= BRIEF =
Pictures in the records should not be copied, but every other part must be repeated exactly.

= STORED DATA =
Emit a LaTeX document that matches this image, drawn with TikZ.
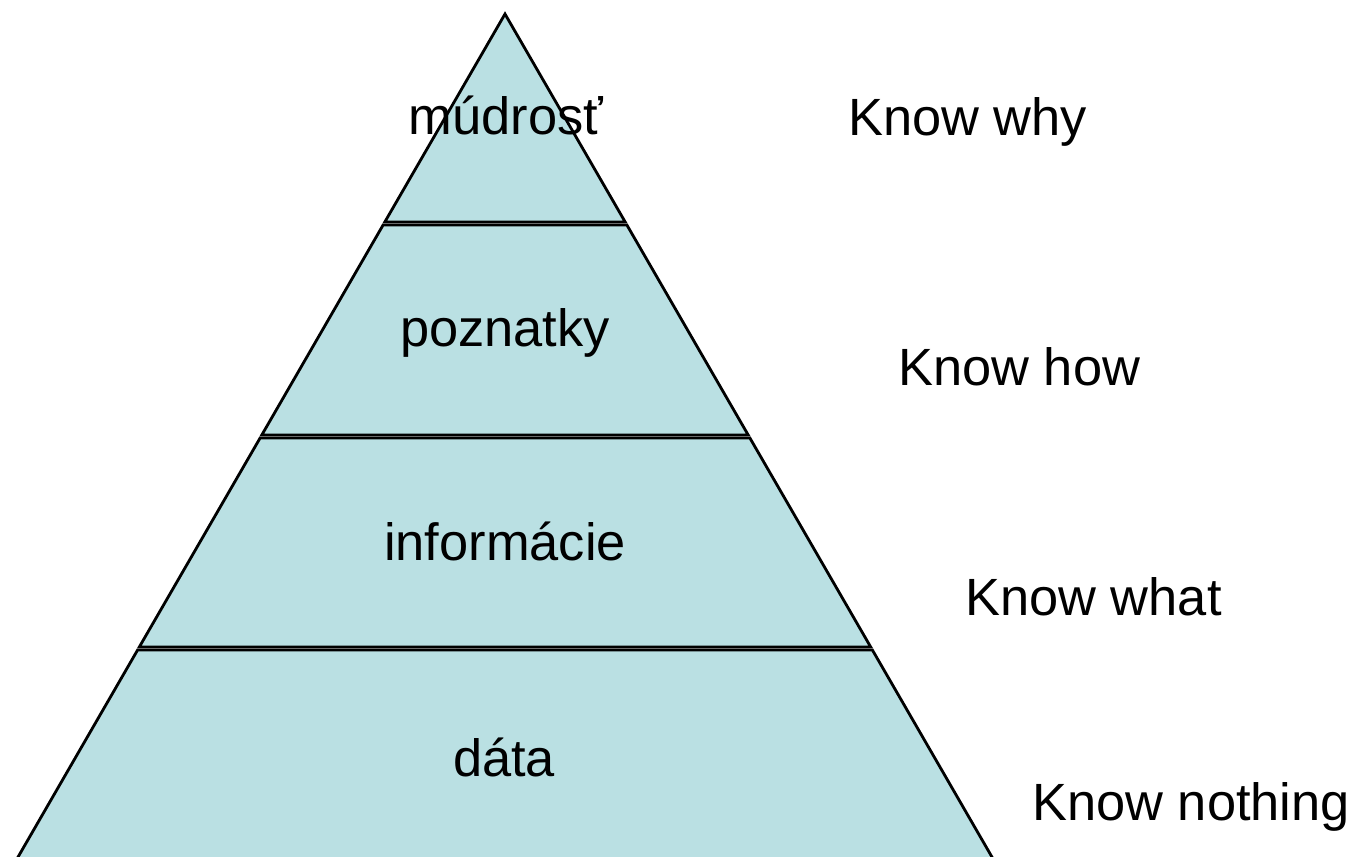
\documentclass[tikz,border=0pt]{standalone}
\usepackage{fontspec}
\setmainfont{Liberation Sans}
\usepackage{tikz}
\definecolor{pyrfill}{RGB}{186,224,227}
\tikzset{
	layer/.style={draw=black, line width=1.4pt, fill=pyrfill, line join=miter},
	lbl/.style={anchor=base, inner sep=0pt, font=\fontsize{26.2}{30}\selectfont},
	know/.style={anchor=base west, inner sep=0pt, font=\fontsize{26.2}{30}\selectfont}
}

\begin{document}
\begin{tikzpicture}[x=0.5pt, y=-0.5pt]
				%%%%% START %%%%%
				\useasboundingbox (0, 0) rectangle (1356, 857);
				
				\draw[layer] (505, 14) -- (625.2, 222) -- (384.8, 222) -- cycle;
				\draw[layer] (383.1, 225) -- (626.9, 225) -- (748.2, 435) -- (261.8, 435) -- cycle;
				\draw[layer] (260.1, 438) -- (749.9, 438) -- (870.7, 647) -- (139.3, 647) -- cycle;
				\draw[layer] (137.6, 650) -- (872.4, 650) -- (993.7, 860) -- (16.3, 860) -- cycle;
				
				\node[lbl] (mudrost) at (506, 134) {múdrosť};
				\node[lbl] (poznatky) at (505, 346) {poznatky};
				\node[lbl] (informacie) at (505, 560) {informácie};
				\node[lbl] (data) at (504, 776) {dáta};
				
				\node[know] (why) at (848, 135) {Know why};
				\node[know] (how) at (898, 385) {Know how};
				\node[know] (what) at (965, 615) {Know what};
				\node[know] (nothing) at (1032, 820) {Know nothing};
				%%%%% END %%%%%
\end{tikzpicture}
\end{document}
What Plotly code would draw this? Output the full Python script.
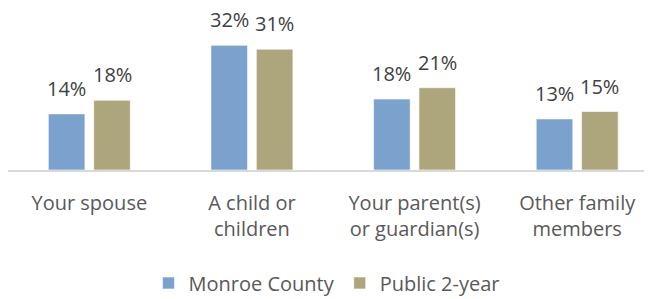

= REPLY TO THE EXERCISE =
Emit a LaTeX document that matches this image, drawn with TikZ.
\documentclass[tikz,border=0pt]{standalone}
\usepackage{fontspec}
\setmainfont{Liberation Sans}
\usepackage{tikz}
\definecolor{pyrfill}{RGB}{186,224,227}
\tikzset{
	layer/.style={draw=black, line width=1.4pt, fill=pyrfill, line join=miter},
	lbl/.style={anchor=base, inner sep=0pt, font=\fontsize{26.2}{30}\selectfont},
	know/.style={anchor=base west, inner sep=0pt, font=\fontsize{26.2}{30}\selectfont}
}

\begin{document}
\begin{tikzpicture}[x=0.5pt, y=-0.5pt]
				%%%%% START %%%%%
				\useasboundingbox (0, 0) rectangle (1356, 857);
				
				\draw[layer] (505, 14) -- (625.2, 222) -- (384.8, 222) -- cycle;
				\draw[layer] (383.1, 225) -- (626.9, 225) -- (748.2, 435) -- (261.8, 435) -- cycle;
				\draw[layer] (260.1, 438) -- (749.9, 438) -- (870.7, 647) -- (139.3, 647) -- cycle;
				\draw[layer] (137.6, 650) -- (872.4, 650) -- (993.7, 860) -- (16.3, 860) -- cycle;
				
				\node[lbl] (mudrost) at (506, 134) {múdrosť};
				\node[lbl] (poznatky) at (505, 346) {poznatky};
				\node[lbl] (informacie) at (505, 560) {informácie};
				\node[lbl] (data) at (504, 776) {dáta};
				
				\node[know] (why) at (848, 135) {Know why};
				\node[know] (how) at (898, 385) {Know how};
				\node[know] (what) at (965, 615) {Know what};
				\node[know] (nothing) at (1032, 820) {Know nothing};
				%%%%% END %%%%%
\end{tikzpicture}
\end{document}
What Plotly code would draw this? Output the full Python script.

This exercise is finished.